И вспомнилось мне, как один мой давний приятель, глубокий мистик, хотя и синодальный чиновник, говорил о «жертвенном отношении к власти».
— Чтобы не тронул медведь, надо лечь на землю и притвориться мертвым — не дышать, не двигаться: медведь обнюхает и отойдет. Так и с властью: надо покориться ей, смириться до смерти — до того, чтобы почувствовать себя мертвым — вот как лежит покойник в гробе с венчиком на лбу. Тогда власть перестанет быть страшной, обезоружится — и мы увидим в ней сквозь лик звериный лик Христов.
Вспомнилось и то, что утверждает один современный учитель православной церкви: будто бы главное и, в сущности, единственное христианское таинство — погребение.
От Пушкина и декабристов, через кающихся революционеров, до Александра Добролюбова и этого учителя церкви — не проходит ли одна скрытая нить, один глубочайший уклон русского религиозного духа — от христианства к буддизму, от религии жизни к религии смерти, от воскресения к погребению?
Не здесь ли тот радий, которым излучается темный свет русской реакции?
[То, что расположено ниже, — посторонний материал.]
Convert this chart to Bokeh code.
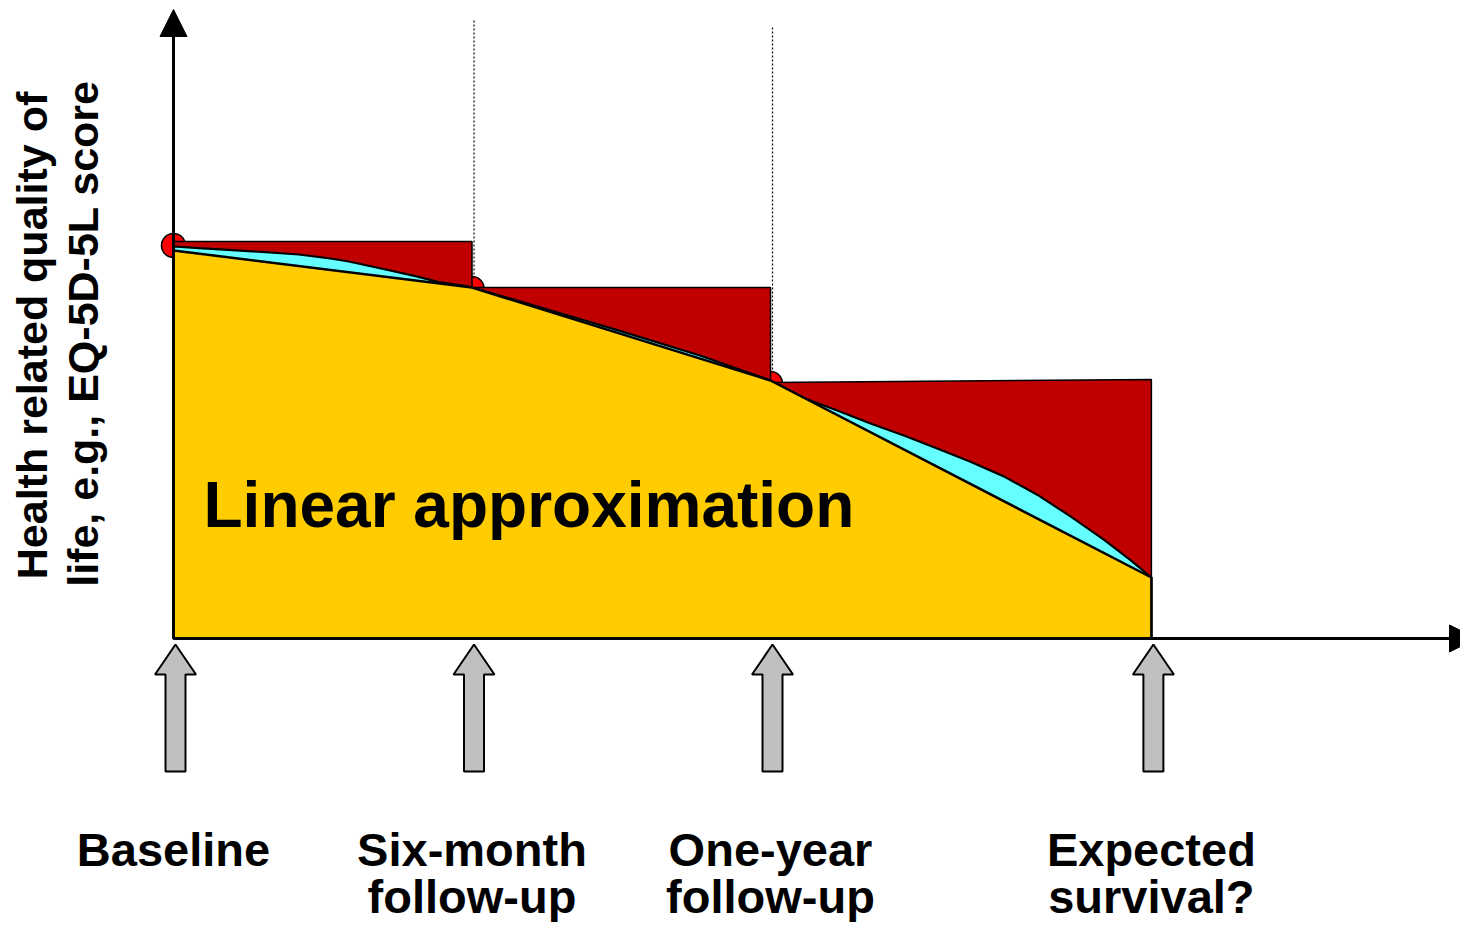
import math
from bokeh.plotting import figure
from bokeh.models import Range1d, Arrow, NormalHead
from bokeh.core.properties import value
from bokeh.embed import file_html
from bokeh.resources import INLINE

# ---------------- data ----------------
visit_times = [0.0, 0.5, 1.0]            # baseline, six-month, one-year (years)
survival_time = 1.638                    # expected survival
step_start = [0.9925, 0.8775, 0.640]     # observed score carried forward (start of step)
step_end = [0.9925, 0.8775, 0.6475]      # end of step
measured_score = [0.9825, 0.875, 0.6375] # measured points (red dots)
linear_times = [0.0, 0.5, 1.0, 1.638]
linear_score = [0.97, 0.8775, 0.645, 0.1525]
true_times = [0.0, 0.0424, 0.0983, 0.1541, 0.2099, 0.2658, 0.2936, 0.3496,
              0.4054, 0.4444, 0.4891, 0.5,
              0.648, 0.749, 0.883, 1.0,
              1.0558, 1.1117, 1.1675, 1.2233, 1.2792, 1.335, 1.3908, 1.4467,
              1.5025, 1.5583, 1.603, 1.638]
true_score = [0.98, 0.9758, 0.9708, 0.9658, 0.96, 0.9493, 0.9425, 0.9243,
              0.9058, 0.8908, 0.8808, 0.8775,
              0.813, 0.7685, 0.707, 0.645,
              0.6013, 0.5698, 0.5375, 0.5073, 0.475, 0.4418, 0.4053, 0.3595,
              0.3053, 0.247, 0.196, 0.1525]
label_lines1 = ["Baseline", "Six-month", "One-year", "Expected"]
label_lines2 = ["", "follow-up", "follow-up", "survival?"]
label_times = [0.0, 0.5, 1.0, 1.638]
y_title = ["Health related quality of", "life, e.g., EQ-5D-5L score"]
inner_label = "Linear approximation"

# ---------------- geometry / style ----------------
PX_T = 597.0   # px per year
PX_U = 400.0   # px per score unit
X0, Y0 = 173.0, 638.0
def t_of(px): return (px - X0) / PX_T
def u_of(py): return (Y0 - py) / PX_U

W, H = 1460, 922
p = figure(width=W, height=H, x_range=Range1d(t_of(0), t_of(W)),
           y_range=Range1d(u_of(H), u_of(0)), output_backend="svg",
           toolbar_location=None, min_border=0)
p.axis.visible = False
p.grid.visible = False
p.outline_line_color = None
p.background_fill_color = "white"

YELLOW = "#FFCC00"; RED = "#C00000"; CYAN = "#66FFFF"; GRAY = "#C0C0C0"; DOT = "#FF0000"

# dotted guide lines at follow-ups
guide_tops = [u_of(20), u_of(27)]
for t, top, s in zip(visit_times[1:], guide_tops, step_start[1:]):
    p.line([t + 2 / PX_T, t + 2 / PX_T], [top, s], line_color="black",
           line_width=1.2, line_dash="2 2")

# red dots (measurements)
p.scatter(visit_times, measured_score, size=24, fill_color=DOT,
          line_color="black", line_width=1.5)

# red step rectangles
ends = visit_times[1:] + [survival_time]
xs, ys = [], []
for a, b, s0, s1 in zip(visit_times, ends, step_start, step_end):
    xs.append([a, a, b, b]); ys.append([0, s0, s1, 0])
p.patches(xs, ys, fill_color=RED, line_color="black", line_width=1.5)

# true curve area (cyan)
p.patch(true_times + [survival_time, 0.0], true_score + [0, 0],
        fill_color=CYAN, line_color="black", line_width=2.2)

# linear approximation (yellow)
p.patch(linear_times + [survival_time, 0.0], linear_score + [0, 0],
        fill_color=YELLOW, line_color="black", line_width=2.5)

# axes arrows
p.add_layout(Arrow(end=NormalHead(size=27, fill_color="black", line_color="black"),
                   x_start=0, y_start=0, x_end=0, y_end=u_of(9),
                   line_color="black", line_width=3))
p.add_layout(Arrow(end=NormalHead(size=27, fill_color="black", line_color="black"),
                   x_start=0, y_start=0, x_end=t_of(1476), y_end=0,
                   line_color="black", line_width=3))

# gray block arrows
hw, sw = 20.5 / PX_T, 10 / PX_T
tip, base, bot = u_of(644), u_of(674), u_of(771)
axs, ays = [], []
for t in label_times:
    t = t + 2 / PX_T
    axs.append([t, t + hw, t + sw, t + sw, t - sw, t - sw, t - hw])
    ays.append([tip, base, base, bot, bot, base, base])
p.patches(axs, ays, fill_color=GRAY, line_color="black", line_width=2)

# bottom labels (svg text sits ~0.37em below the given alphabetic baseline)
font = value("Liberation Sans")
p.text(label_times, [u_of(849)] * 4, text=label_lines1, text_font=font,
       text_font_style="bold", text_font_size="47px", text_align="center",
       text_baseline="alphabetic", text_color="black")
p.text(label_times, [u_of(896)] * 4, text=label_lines2, text_font=font,
       text_font_style="bold", text_font_size="47px", text_align="center",
       text_baseline="alphabetic", text_color="black")

# inner label
p.text([t_of(203)], [u_of(504)], text=[inner_label], text_font=font,
       text_font_style="bold", text_font_size="64px", text_align="left",
       text_baseline="alphabetic", text_color="black")

# y title (rotated)
p.text([t_of(31), t_of(82)], [u_of(335), u_of(333)], text=y_title, angle=math.pi / 2,
       text_font=font, text_font_style="bold", text_font_size="43px",
       text_align="center", text_baseline="alphabetic", text_color="black")

open("out.html", "w").write(file_html(p, INLINE))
Та «соломинка», которой «с богатырских плеч сняли голову»? Причина того, что не штыками, а голыми руками из нас хоть веревки вей?
Кажется иногда, что если и начал растапливаться «вечный полюс» водопадом крови, то для того, чтобы в наступившей оттепели полился водопад грязи, напоминающий те стоки нечистот на петербургских набережных, мимо которых нельзя пройти, не зажав носа, —
для того, чтобы смешался водопад крови с водопадом грязи.
………………………………………………………………………………………….
«Соотечественники, страшно! — хочется закричать, как умирающий Гоголь. — Все глухо, могила повсюду. Боже! пусто и страшно становится в Твоем мире».
Хочется закричать, но голоса нет.
Я должен признаться, что сейчас, когда я пишу, у меня самого «головка так и виснет, так и виснет». Уж не покориться ли? Не завалиться ли, как божья коровка, вверх ножками, притворяясь мертвым, — благо. Зверь мертвечины не ест, любит живеньких? Ослабеть и лечь «под сводом шалаша на лыки», подобно рабу, принесшему яд анчара?